- **STATED PROBLEM**: Could the lines from the start of the data through the line with "xs = list(range(len(categories)))" be set down exactly, with no pictures among them?

- **DATASET EXCERPT**:

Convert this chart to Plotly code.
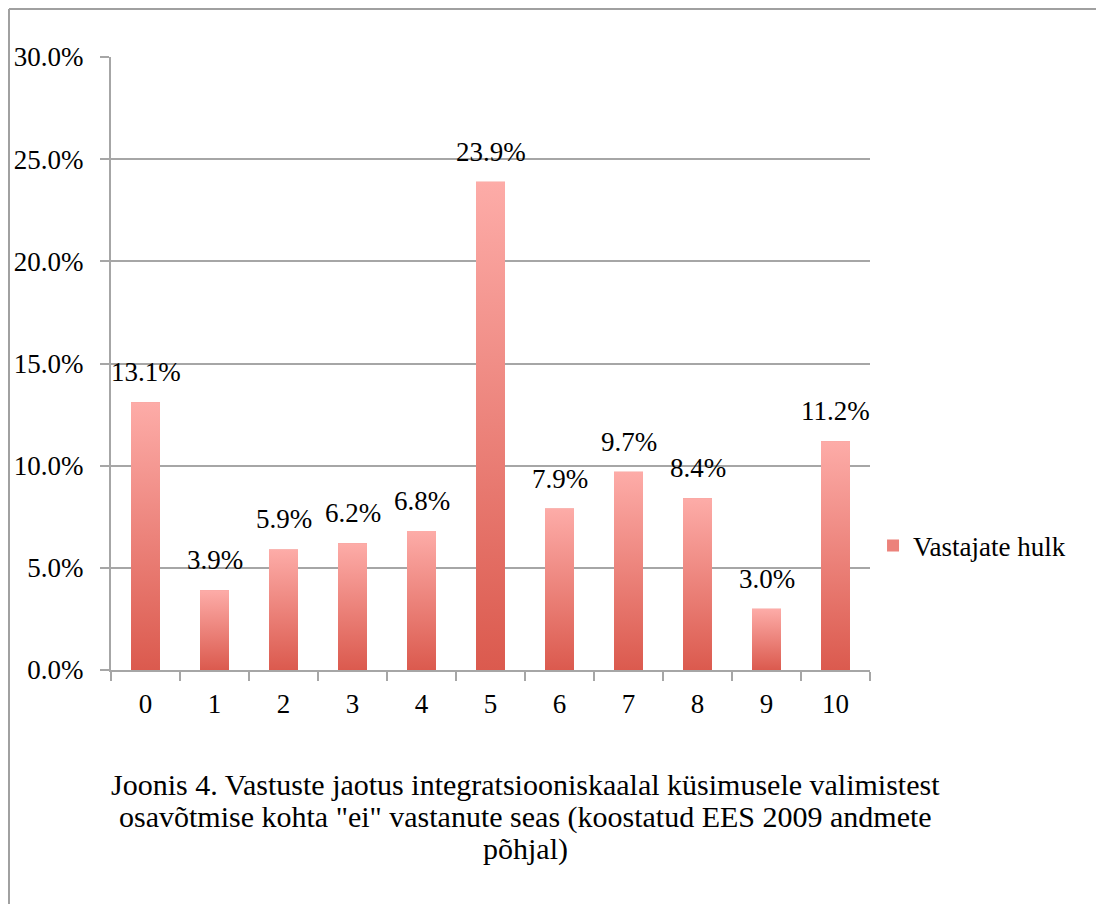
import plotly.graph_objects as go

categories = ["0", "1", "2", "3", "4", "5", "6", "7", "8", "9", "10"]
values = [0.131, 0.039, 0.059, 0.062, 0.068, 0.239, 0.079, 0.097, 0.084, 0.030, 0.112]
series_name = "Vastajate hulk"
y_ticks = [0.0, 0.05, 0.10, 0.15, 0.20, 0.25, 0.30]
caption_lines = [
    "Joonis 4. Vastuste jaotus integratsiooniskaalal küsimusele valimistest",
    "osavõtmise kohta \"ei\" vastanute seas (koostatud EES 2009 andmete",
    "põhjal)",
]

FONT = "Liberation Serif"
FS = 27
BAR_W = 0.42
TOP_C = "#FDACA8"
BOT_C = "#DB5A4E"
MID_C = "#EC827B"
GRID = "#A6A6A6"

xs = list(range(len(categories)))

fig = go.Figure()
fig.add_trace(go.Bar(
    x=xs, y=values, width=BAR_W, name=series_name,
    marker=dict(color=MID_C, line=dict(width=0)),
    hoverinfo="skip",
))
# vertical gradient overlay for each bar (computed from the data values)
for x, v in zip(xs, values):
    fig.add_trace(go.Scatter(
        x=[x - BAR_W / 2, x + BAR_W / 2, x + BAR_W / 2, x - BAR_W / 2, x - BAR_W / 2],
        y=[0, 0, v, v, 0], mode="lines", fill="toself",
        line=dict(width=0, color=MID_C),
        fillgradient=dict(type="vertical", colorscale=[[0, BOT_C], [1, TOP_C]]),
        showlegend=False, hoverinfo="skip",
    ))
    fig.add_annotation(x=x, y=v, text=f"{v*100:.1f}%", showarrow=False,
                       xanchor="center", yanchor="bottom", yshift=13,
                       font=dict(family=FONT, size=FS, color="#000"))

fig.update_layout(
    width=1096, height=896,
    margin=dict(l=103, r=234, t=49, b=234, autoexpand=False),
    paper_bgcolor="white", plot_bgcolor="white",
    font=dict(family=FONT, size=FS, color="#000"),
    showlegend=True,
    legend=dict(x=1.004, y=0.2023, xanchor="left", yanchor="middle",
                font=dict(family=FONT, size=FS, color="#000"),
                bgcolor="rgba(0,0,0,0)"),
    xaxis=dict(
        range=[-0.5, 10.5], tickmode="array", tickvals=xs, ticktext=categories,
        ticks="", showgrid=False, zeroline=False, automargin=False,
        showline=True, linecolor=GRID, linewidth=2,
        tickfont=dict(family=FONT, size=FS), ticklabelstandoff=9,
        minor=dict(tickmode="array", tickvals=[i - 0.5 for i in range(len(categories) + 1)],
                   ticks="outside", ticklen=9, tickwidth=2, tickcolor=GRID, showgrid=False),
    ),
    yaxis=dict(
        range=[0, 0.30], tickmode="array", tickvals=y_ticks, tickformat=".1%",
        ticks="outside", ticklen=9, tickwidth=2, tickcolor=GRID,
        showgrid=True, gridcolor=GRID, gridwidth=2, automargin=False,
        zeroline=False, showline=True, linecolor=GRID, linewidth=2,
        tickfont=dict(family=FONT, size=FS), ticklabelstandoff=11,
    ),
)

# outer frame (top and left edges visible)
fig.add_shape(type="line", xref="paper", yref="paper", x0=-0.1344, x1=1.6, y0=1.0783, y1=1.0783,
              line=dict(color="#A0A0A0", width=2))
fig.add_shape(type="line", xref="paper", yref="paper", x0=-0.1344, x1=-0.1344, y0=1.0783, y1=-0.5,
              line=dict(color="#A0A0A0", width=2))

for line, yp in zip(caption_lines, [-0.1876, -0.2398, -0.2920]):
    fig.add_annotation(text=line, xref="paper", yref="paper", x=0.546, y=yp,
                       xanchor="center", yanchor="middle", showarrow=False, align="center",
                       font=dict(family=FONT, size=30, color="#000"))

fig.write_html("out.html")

- **TASK ANSWER**:
Convert this chart to Plotly code.
import plotly.graph_objects as go

categories = ["0", "1", "2", "3", "4", "5", "6", "7", "8", "9", "10"]
values = [0.131, 0.039, 0.059, 0.062, 0.068, 0.239, 0.079, 0.097, 0.084, 0.030, 0.112]
series_name = "Vastajate hulk"
y_ticks = [0.0, 0.05, 0.10, 0.15, 0.20, 0.25, 0.30]
caption_lines = [
    "Joonis 4. Vastuste jaotus integratsiooniskaalal küsimusele valimistest",
    "osavõtmise kohta \"ei\" vastanute seas (koostatud EES 2009 andmete",
    "põhjal)",
]

FONT = "Liberation Serif"
FS = 27
BAR_W = 0.42
TOP_C = "#FDACA8"
BOT_C = "#DB5A4E"
MID_C = "#EC827B"
GRID = "#A6A6A6"

xs = list(range(len(categories)))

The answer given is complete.